◆ Exercise objective
Skip all pictures, then copy the lines from the start of the data through the line with "const arrowHead = 540;", keeping both ends.

◆ Information provided
*-*-*

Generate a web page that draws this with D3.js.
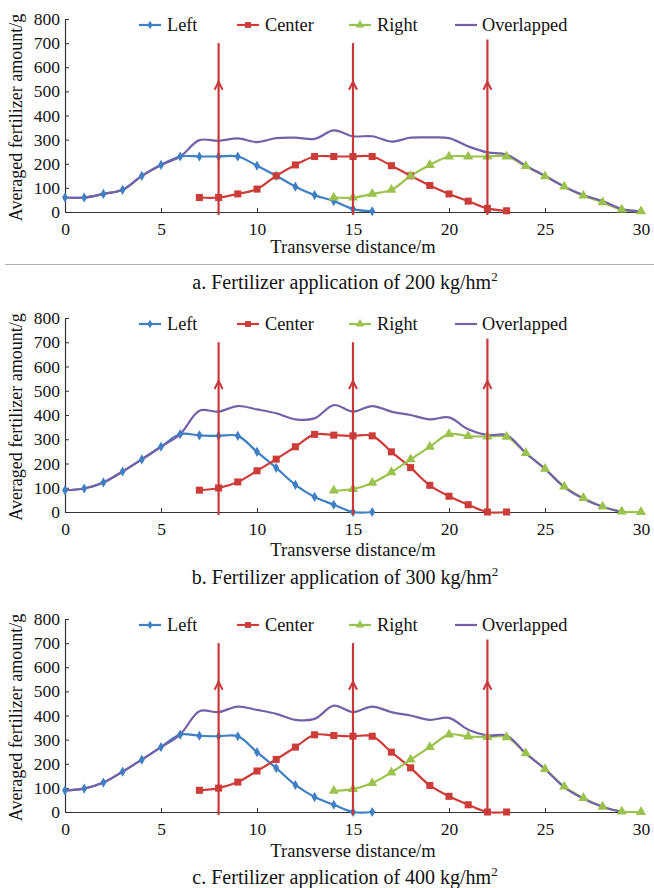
<!DOCTYPE html>
<html><head><meta charset="utf-8">
<script src="https://cdn.jsdelivr.net/npm/d3@7"></script>
<style>body{margin:0;background:#fff}svg{display:block}</style>
</head><body>
<script>
// ---- data ----
const xLeft = d3.range(0, 17);
const xCenter = d3.range(7, 24);
const xRight = d3.range(14, 31);
const yTicks = [0,100,200,300,400,500,600,700,800];
const xTicks = [0,5,10,15,20,25,30];
const arrowX = [8, 15, 22];
const arrowTop = [700, 700, 715];
const arrowHead = 540;

const leftA   = [60,60,75,92,150,195,230,230,230,230,192,150,105,70,45,12,3];
const centerA = [60,60,75,95,150,195,230,230,230,230,192,150,110,75,45,15,5];
const rightA  = [60,60,75,92,150,195,230,230,230,230,190,148,105,68,40,10,3];
const overA   = [60,60,75,92,150,195,230,298,295,305,290,306,308,303,338,314,314,292,308,309,306,272,247,238,192,150,105,70,45,12,3];

const leftB   = [90,97,122,167,217,269,321,316,314,314,248,182,112,62,30,0,0];
const centerB = [90,99,124,170,218,269,320,317,314,314,248,183,110,65,30,0,0];
const rightB  = [88,95,120,164,217,269,321,313,311,310,243,178,105,58,22,2,0];
const overB   = [90,97,122,167,217,269,321,418,414,437,423,407,382,386,441,414,437,414,400,382,390,341,317,317,243,178,103,55,22,0];

const leftC   = [90,97,122,167,217,269,321,316,314,314,248,182,112,62,30,0,0];
const centerC = [90,99,124,170,218,269,320,317,314,314,248,183,110,65,30,0,0];
const rightC  = [88,95,120,164,217,269,321,313,311,310,243,178,105,58,22,2,0];
const overC   = [90,97,122,167,217,269,321,418,414,437,423,407,382,386,441,414,437,414,400,382,390,341,317,317,243,178,103,55,22,0];

const captions = ["a. Fertilizer application of 200 kg/hm", "b. Fertilizer application of 300 kg/hm", "c. Fertilizer application of 400 kg/hm"];
const seriesNames = ["Left", "Center", "Right", "Overlapped"];
const xTitle = "Transverse distance/m";
const yTitle = "Averaged fertilizer amount/g";

const panels = [
  {left: leftA, center: centerA, right: rightA, over: overA, top: 19, bottom: 212, titleY: 253, capY: 289},
  {left: leftB, center: centerB, right: rightB, over: overB, top: 318, bottom: 512, titleY: 556, capY: 584},
  {left: leftC, center: centerC, right: rightC, over: overC, top: 619, bottom: 812, titleY: 857, capY: 884}
];

// ---- style ----
const colors = {Left: "#3f7fc4", Center: "#cc3d3a", Right: "#9cc24e", Overlapped: "#7462a8"};
const arrowColor = "#c8383a";
const axisColor = "#333";
const font = "'Liberation Serif','Times New Roman',serif";

const W = 654, H = 888;
const svg = d3.select("body").append("svg").attr("width", W).attr("height", H)
  .style("font-family", font);

const x = d3.scaleLinear().domain([0, 30]).range([65, 641]);

panels.forEach((p, i) => {
  const y = d3.scaleLinear().domain([0, 800]).range([p.bottom, p.top]);
  const g = svg.append("g");

  // axes
  const xa = g.append("g").attr("transform", `translate(0,${p.bottom})`)
    .call(d3.axisBottom(x).tickValues(xTicks).tickSizeInner(-4).tickSizeOuter(0).tickPadding(10));
  const ya = g.append("g").attr("transform", `translate(65,0)`)
    .call(d3.axisLeft(y).tickValues(yTicks).tickSizeInner(-4).tickSizeOuter(0).tickPadding(5));
  [xa, ya].forEach(a => {
    a.select(".domain").attr("stroke", axisColor).attr("stroke-width", 1.2);
    a.selectAll(".tick line").attr("stroke", axisColor);
    a.selectAll("text").attr("fill", "#111").style("font-size", "17.5px").style("font-family", font);
  });
  xa.selectAll("text").attr("dy", "0.72em");

  // series lines
  const line = (xs) => d3.line().x((d, k) => x(xs[k])).y(d => y(d)).curve(d3.curveCatmullRom.alpha(0.5));
  const xOver = d3.range(0, p.over.length);
  const defs = [
    {name: "Left", xs: xLeft, vals: p.left},
    {name: "Center", xs: xCenter, vals: p.center},
    {name: "Right", xs: xRight, vals: p.right},
    {name: "Overlapped", xs: xOver, vals: p.over}
  ];
  defs.forEach(s => {
    g.append("path").datum(s.vals).attr("d", line(s.xs)).attr("fill", "none")
      .attr("stroke", colors[s.name]).attr("stroke-width", 2.2);
  });
  // markers
  const sym = {Left: d3.symbolDiamond, Center: d3.symbolSquare, Right: d3.symbolTriangle};
  const size = {Left: 30, Center: 50, Right: 45};
  ["Left", "Center", "Right"].forEach(n => {
    const s = defs.find(d => d.name === n);
    g.selectAll(null).data(s.vals).enter().append("path")
      .attr("transform", (d, k) => `translate(${x(s.xs[k])},${y(d)})`)
      .attr("d", d3.symbol().type(sym[n]).size(size[n]))
      .attr("fill", colors[n]);
  });

  // arrows
  arrowX.forEach((ax, k) => {
    const px = x(ax);
    g.append("line").attr("x1", px).attr("x2", px).attr("y1", y(arrowTop[k])).attr("y2", p.bottom + 3)
      .attr("stroke", arrowColor).attr("stroke-width", 2.2);
    const ty = y(arrowHead);
    g.append("path").attr("d", `M${px - 4},${ty + 8}L${px},${ty}L${px + 4},${ty + 8}`)
      .attr("fill", "none").attr("stroke", arrowColor).attr("stroke-width", 2);
  });

  // legend
  const ly = p.top + 6;
  const legendPos = [{lx: 139, tx: 167}, {lx: 237, tx: 265}, {lx: 349, tx: 377}, {lx: 455, tx: 482}];
  seriesNames.forEach((n, k) => {
    const lp = legendPos[k];
    g.append("line").attr("x1", lp.lx).attr("x2", lp.lx + 22).attr("y1", ly).attr("y2", ly)
      .attr("stroke", colors[n]).attr("stroke-width", 2.2);
    if (sym[n]) {
      g.append("path").attr("transform", `translate(${lp.lx + 11},${ly})`)
        .attr("d", d3.symbol().type(sym[n]).size(size[n] * 0.7)).attr("fill", colors[n]);
    }
    g.append("text").attr("x", lp.tx).attr("y", ly + 6).text(n)
      .style("font-size", "18.3px").attr("fill", "#111");
  });

  // titles
  g.append("text").attr("x", 353).attr("y", p.titleY).attr("text-anchor", "middle")
    .style("font-size", "18.5px").attr("fill", "#111").text(xTitle);
  g.append("text").attr("transform", `translate(22,${(p.top + p.bottom) / 2 + 2}) rotate(-90)`)
    .attr("text-anchor", "middle").style("font-size", "18px").attr("fill", "#111").text(yTitle);

  const cap = g.append("text").attr("x", 345).attr("y", p.capY).attr("text-anchor", "middle")
    .style("font-size", "20px").attr("fill", "#111");
  cap.append("tspan").text(captions[i]);
  cap.append("tspan").attr("dy", -8).style("font-size", "13px").text("2");

  if (i === 0) {
    g.append("line").attr("x1", 5).attr("x2", 654).attr("y1", 264.5).attr("y2", 264.5)
      .attr("stroke", "#b0b0b0").attr("stroke-width", 1);
  }
});
</script>
</body></html>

*-*-*

◆ Task solution
Generate a web page that draws this with D3.js.
<!DOCTYPE html>
<html><head><meta charset="utf-8">
<script src="https://cdn.jsdelivr.net/npm/d3@7"></script>
<style>body{margin:0;background:#fff}svg{display:block}</style>
</head><body>
<script>
// ---- data ----
const xLeft = d3.range(0, 17);
const xCenter = d3.range(7, 24);
const xRight = d3.range(14, 31);
const yTicks = [0,100,200,300,400,500,600,700,800];
const xTicks = [0,5,10,15,20,25,30];
const arrowX = [8, 15, 22];
const arrowTop = [700, 700, 715];
const arrowHead = 540;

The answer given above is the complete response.